Für jeden Kinoliebhaber ist die Realität ohnehin ein armseliges Konstrukt, und nie wurde das schöner formuliert als durch den Baron Münchhausen in Terry Gilliams Film. Der ("Realpolitiker") Horatio Jackson weist Münchhausen auf die militärische Realität hin. Der antwortet: "Eure Realität, Sir, ist nichts als Quatsch und blöder Kokolores, und ich bin stolz, nichts damit zu tun zu haben!"

Es ist (für mich) unmöglich, aus einem klassischen Fellini zu kommen und nicht die Menschen in "der Realität" freundlicher und liebenswürdiger zu sehen.

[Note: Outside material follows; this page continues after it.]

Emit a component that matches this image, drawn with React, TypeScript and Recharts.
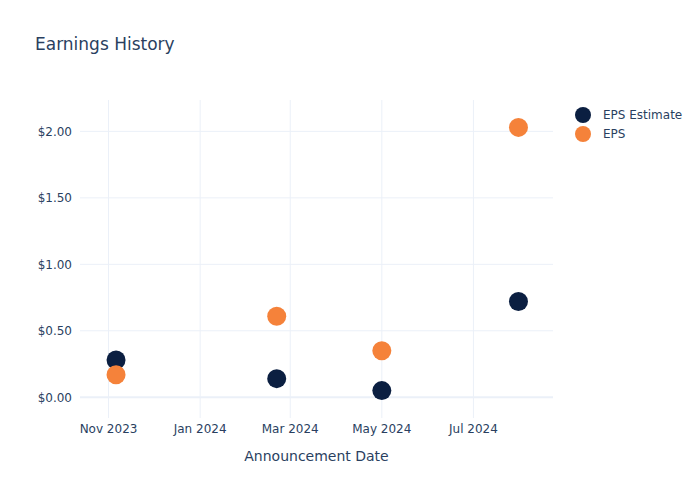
import {
  ScatterChart,
  Scatter,
  XAxis,
  YAxis,
  ReferenceLine,
} from 'recharts';

// Announcement dates (UTC) and EPS values.
const DATES = [
  Date.UTC(2023, 10, 6),
  Date.UTC(2024, 1, 21),
  Date.UTC(2024, 4, 1),
  Date.UTC(2024, 6, 31),
];
const EPS_ESTIMATE = [0.28, 0.14, 0.05, 0.72];
const EPS_ACTUAL = [0.17, 0.61, 0.35, 2.03];

const X_TICKS = [
  Date.UTC(2023, 10, 1),
  Date.UTC(2024, 0, 1),
  Date.UTC(2024, 2, 1),
  Date.UTC(2024, 4, 1),
  Date.UTC(2024, 6, 1),
];
const Y_TICKS = [0, 0.5, 1, 1.5, 2];

const X_DOMAIN = [Date.UTC(2023, 9, 13), Date.UTC(2024, 7, 23)];
const Y_DOMAIN = [-0.156, 2.236];

const MONTHS = ['Jan', 'Feb', 'Mar', 'Apr', 'May', 'Jun', 'Jul', 'Aug', 'Sep', 'Oct', 'Nov', 'Dec'];

const INK = '#2a3f5f';
const GRID = '#ebf0f8';
const NAVY = '#0b1f41';
const ORANGE = '#f5823a';
const FONT = '"DejaVu Sans", sans-serif';

const estimateData = DATES.map((t, i) => ({ t, v: EPS_ESTIMATE[i] }));
const epsData = DATES.map((t, i) => ({ t, v: EPS_ACTUAL[i] }));

const fmtDate = (t: number) => {
  const d = new Date(t);
  return `${MONTHS[d.getUTCMonth()]} ${d.getUTCFullYear()}`;
};
const fmtUsd = (v: number) => `$${v.toFixed(2)}`;

// plotly-ish round marker, ~19px across
const Dot = (props: any) => <circle cx={props.cx} cy={props.cy} r={9.5} fill={props.fill} />;

export default function App() {
  return (
    <div style={{ position: 'absolute', left: 0, top: 0, width: 700, height: 500, background: '#fff', fontFamily: FONT }}>
      <div style={{ position: 'absolute', left: 35, top: 34, fontSize: 17, color: INK }}>Earnings History</div>
      <ScatterChart width={700} height={500} margin={{ top: 100, right: 147, bottom: 0, left: 0 }}>
        <XAxis
          dataKey="t"
          type="number"
          domain={X_DOMAIN}
          ticks={X_TICKS}
          tickFormatter={fmtDate}
          axisLine={false}
          tickLine={false}
          height={82}
          tick={{ fill: INK, fontSize: 12, fontFamily: FONT }}
          tickMargin={0}
          allowDataOverflow
          label={{ value: 'Announcement Date', position: 'insideTop', offset: 33, fill: INK, fontSize: 14, fontFamily: FONT }}
        />
        <YAxis
          dataKey="v"
          type="number"
          domain={Y_DOMAIN}
          ticks={Y_TICKS}
          tickFormatter={fmtUsd}
          axisLine={false}
          tickLine={false}
          width={80}
          tick={{ fill: INK, fontSize: 12, fontFamily: FONT }}
          tickMargin={2}
          allowDataOverflow
        />
        {X_TICKS.map((t) => (
          <ReferenceLine key={`x${t}`} x={t} stroke={GRID} strokeWidth={1} />
        ))}
        {Y_TICKS.map((v) => (
          <ReferenceLine key={`y${v}`} y={v} stroke={GRID} strokeWidth={v === 0 ? 2 : 1} />
        ))}
        <Scatter name="EPS Estimate" data={estimateData} fill={NAVY} shape={Dot} isAnimationActive={false} />
        <Scatter name="EPS" data={epsData} fill={ORANGE} shape={Dot} isAnimationActive={false} />
      </ScatterChart>
      <div style={{ position: 'absolute', left: 575, top: 105, fontSize: 12, color: INK }}>
        {[
          { name: 'EPS Estimate', color: NAVY },
          { name: 'EPS', color: ORANGE },
        ].map((s) => (
          <div key={s.name} style={{ display: 'flex', alignItems: 'center', height: 19 }}>
            <span style={{ display: 'inline-block', width: 16, height: 16, borderRadius: '50%', background: s.color }} />
            <span style={{ marginLeft: 12 }}>{s.name}</span>
          </div>
        ))}
      </div>
    </div>
  );
}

Es ist (für mich) unmöglich, aus einem klassischen Lynch zu kommen und nicht hinter "der Realität" Abgründe wahrzunehmen.

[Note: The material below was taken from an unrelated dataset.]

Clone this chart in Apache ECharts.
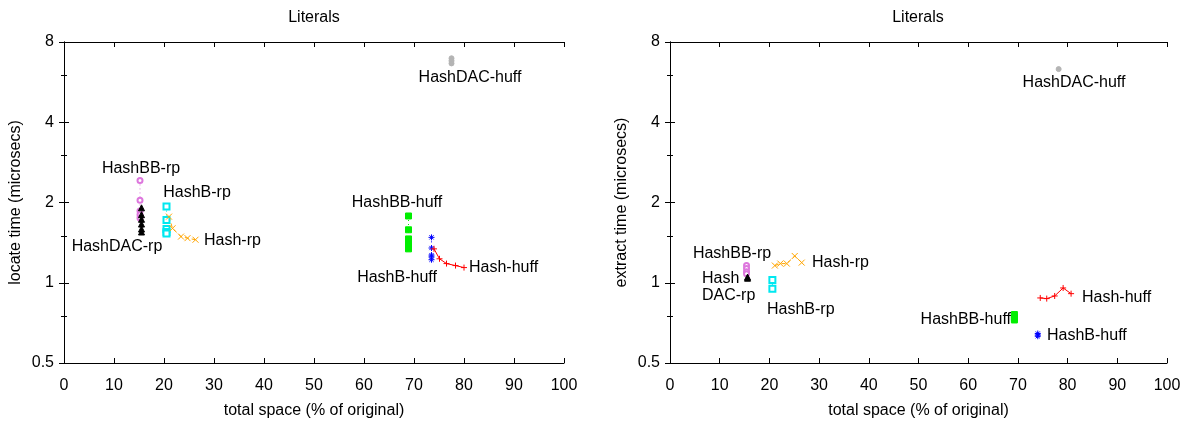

Es ist (für mich) unmöglich, aus einem klassischen Gilliam zu kommen und nicht "die Realität" als nur von Paranoikern geglaubte Verschwörung (mit meinem visuellen Herz) zu sehen.

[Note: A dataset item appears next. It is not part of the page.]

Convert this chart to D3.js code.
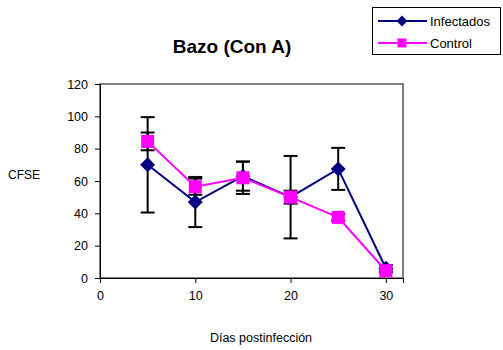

Diese drei Beispiele haben etwas gemeinsam, nämlich, dass alle diese Regisseure eine pointierte Weltsicht haben, die Bilder sind mit Bedeutung bis zum Platzen gefüllt, in unterschiedlichen Gemengen aus poetischer Verzückung, satirischer bis karikaturhafter Verfremdung und ungehemmter Phantasie. Sie besitzen außerdem Bezüge zu anderen "Welten" (so genannte Intertextualität, das Beispiel 12 Monkeys wurde hier schon öfter durchgekaut). Ich stelle die These auf, dass ein Werk, um transzendent wirken zu können, sich der eigenen Wirkungsabsicht im Hinblick auf die Wahl der (Stil-) Mittel bewusst sein muss.

Anderson verwendete große Mühe darauf, unterschiedliche Kostüme, unterschiedliche Farben und sogar unterschiedliche Bildformate für die Epochen (und Orte?!?), in denen Budapest Hotel spielt, zu verwenden. Konsequent ist er dabei nicht, denn sein Kamerastil ist überall der gleiche. Für mich steckt in einer Folge von Jim Knopf aus der Puppenkiste mehr Phantasie als in diesem absurden Film.